08-11-2010 01:54 PM - edited 03-11-2019 11:24 AM
We have a pair of ASA5510 running 7.2 (4) 30 in Active/Standby Failover mode.
We have all interfaces with Primary and Secondary IP Addresses.
All Interfaces on both units are up and working.
There is a single switch between workstations and ASAs. ASAs and switches are configured with OSPF.
I have always been able to get to both "inside" interfaces on the Primary and Secondary ASAs, but I am currently not able to get to the Secondary unit.
When looking at the failover status, I see the Secondary unit has all interfaces as up and normal and ready to become the active unit.
The reason I cannot get to the secondary unit, is that there are no OSPF routes in the route table, only static and connected, and there are no (and never have been) static routes pointing to the inside networks.
All of that routing is handled by OSPF.
I have never looked in the Standby unit to see if there was a fully populated OSPF route table the same as the Primary.
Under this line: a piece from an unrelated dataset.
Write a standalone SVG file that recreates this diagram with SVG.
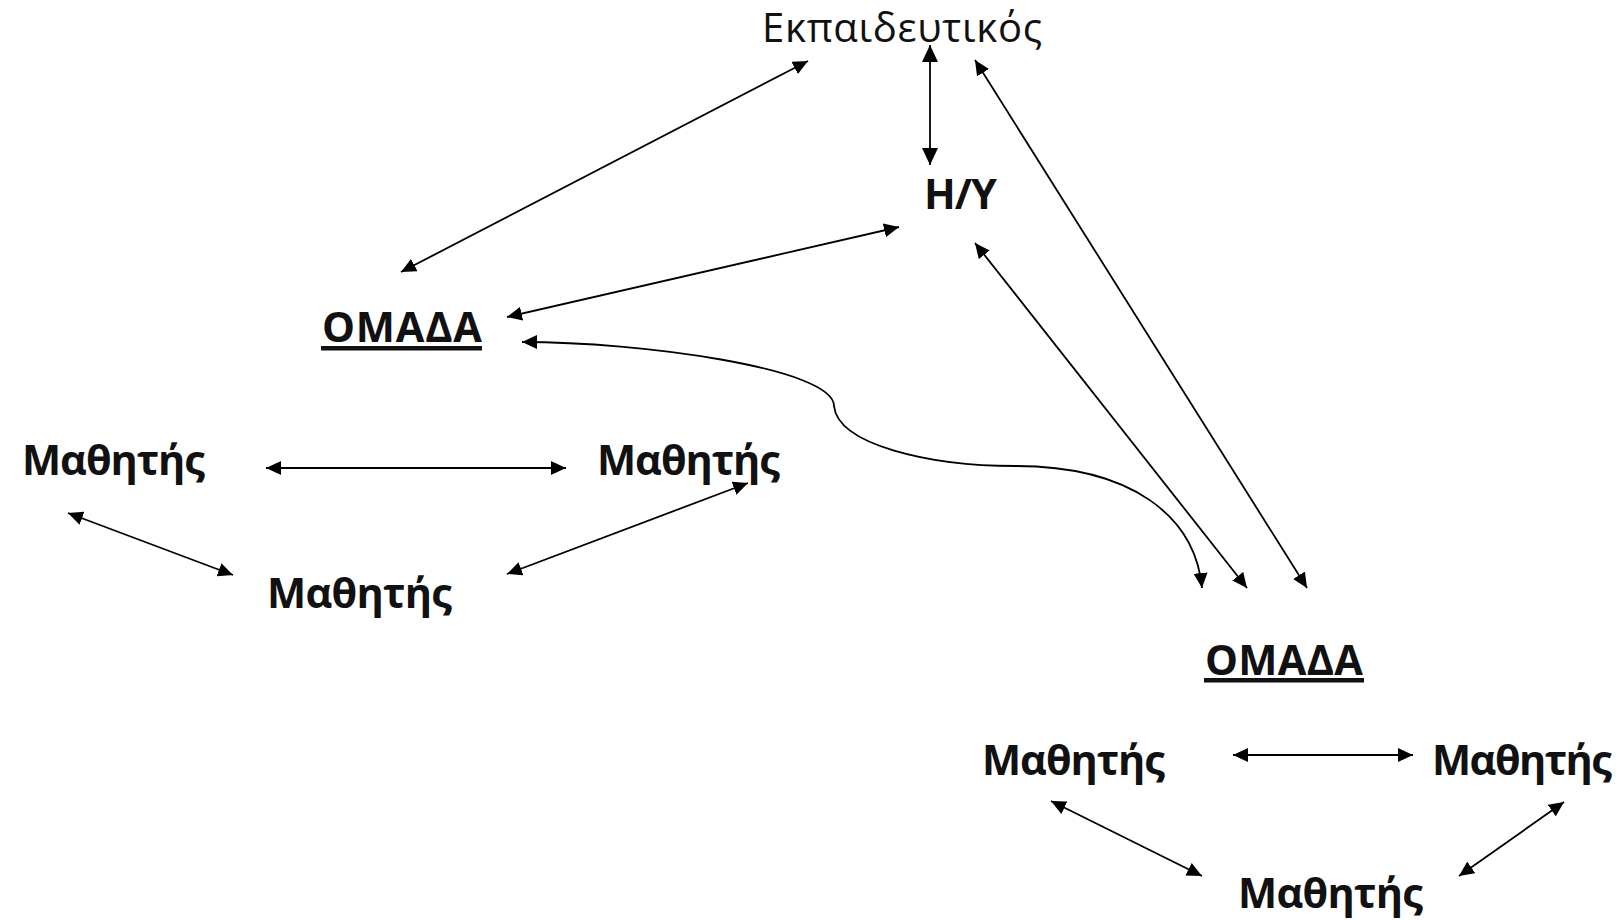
<svg xmlns="http://www.w3.org/2000/svg" width="1620" height="920" viewBox="0 0 1620 920">
  <defs>
    <marker id="ah" markerUnits="userSpaceOnUse" markerWidth="15" markerHeight="14" viewBox="0 0 15 14" refX="15" refY="7" orient="auto-start-reverse">
      <path d="M0,0 L15,7 L0,14 z" fill="#000"/>
    </marker>
    <marker id="ahL" markerUnits="userSpaceOnUse" markerWidth="17" markerHeight="16" viewBox="0 0 17 16" refX="17" refY="8" orient="auto-start-reverse">
      <path d="M0,0 L17,8 L0,16 z" fill="#000"/>
    </marker>
    <style>
      .lbl { font-family: "Open Sans", "Noto Sans", "DejaVu Sans", sans-serif; fill: #111; }
      .b { font-weight: 700; font-size: 41.5px; }
      .r { font-weight: 400; font-size: 40px; }
      .ul { fill: #111; }
      .cn { fill: none; stroke: #000; stroke-width: 1.8; marker-start: url(#ah); marker-end: url(#ah); }
      .cn.big { marker-start: url(#ahL); marker-end: url(#ahL); }
    </style>
  </defs>
  <rect width="1620" height="920" fill="#fff"/>

  <!-- nodes -->
  <g id="teacher"><text class="lbl r" x="762" y="42" textLength="280">Εκπαιδευτικός</text></g>
  <g id="computer"><text class="lbl b" x="924" y="209" textLength="73">H/Y</text></g>
  <g id="group-1">
    <text class="lbl b" x="322" y="342" textLength="160">ΟΜΑΔΑ</text>
    <rect class="ul" x="321" y="346" width="161" height="4.5"/>
  </g>
  <g id="group-2">
    <text class="lbl b" x="1205" y="675" textLength="158">ΟΜΑΔΑ</text>
    <rect class="ul" x="1204" y="678" width="160" height="4.5"/>
  </g>
  <g id="student-1a"><text class="lbl b" x="22" y="475" textLength="183">Μαθητής</text></g>
  <g id="student-1b"><text class="lbl b" x="597" y="475" textLength="183">Μαθητής</text></g>
  <g id="student-1c"><text class="lbl b" x="267" y="608" textLength="185">Μαθητής</text></g>
  <g id="student-2a"><text class="lbl b" x="982" y="775" textLength="183">Μαθητής</text></g>
  <g id="student-2b"><text class="lbl b" x="1432" y="775" textLength="180">Μαθητής</text></g>
  <g id="student-2c"><text class="lbl b" x="1238" y="908" textLength="185">Μαθητής</text></g>

  <!-- connectors (all two-way) -->
  <g id="connectors">
    <line class="cn" x1="401" y1="272" x2="808" y2="61"/>
    <line class="cn big" x1="930" y1="45" x2="930" y2="165"/>
    <line class="cn" x1="975" y1="60" x2="1307" y2="588"/>
    <line class="cn" x1="507" y1="317" x2="899" y2="227"/>
    <line class="cn" x1="975" y1="243" x2="1247" y2="588"/>
    <path class="cn" d="M522,342 C640,342 834,368 834,406 C838,445 930,466 1015,466 C1130,466 1195,515 1202,588"/>
    <line class="cn" x1="266" y1="468" x2="566" y2="468"/>
    <line class="cn" x1="68" y1="513" x2="233" y2="575"/>
    <line class="cn" x1="507" y1="574" x2="748" y2="483"/>
    <line class="cn" x1="1233" y1="755" x2="1413" y2="755"/>
    <line class="cn" x1="1051" y1="801" x2="1202" y2="876"/>
    <line class="cn" x1="1459" y1="876" x2="1564" y2="802"/>
  </g>
</svg>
Is there supposed be a functional OSPF route table in the Secondary unit, or is that populated when it becomes the Primary?
I would assume there was because I could get to it before from different vlans.
08-11-2010 02:21 PM
Hello,
What you are seeing is normal. The secondary will not have a fully populated
OSPF table until it becomes primary (Dynamic routing protocol information is
not sync'd between primary/secondary).
http://www.cisco.com/en/US/docs/security/asa/asa82/configuration/guide/ha_ov
erview.html#wp1078941
The table in the above link refers to all the components that are sync'd/not
sync'd between the active/standby devices.
Hope this helps.
Regards,
NT
08-11-2010 02:31 PM
Richard
As NT says, this is normal and to be honest one of the disadvantages of running a dynamic routing protocol in active/standby because not only can you sometimes not get to the standby as you have found, but more importantly if the firewall does failover you have to wait for the standby to build it's routing table before it can start forwardng traffic.
Obviously if you can connect from the directly connected vlan you will not need to rely on OSPF not running so you need to telnet to the switch that has the L3 routed interface that is common to the ASA inside interface, if there is one which there probably is.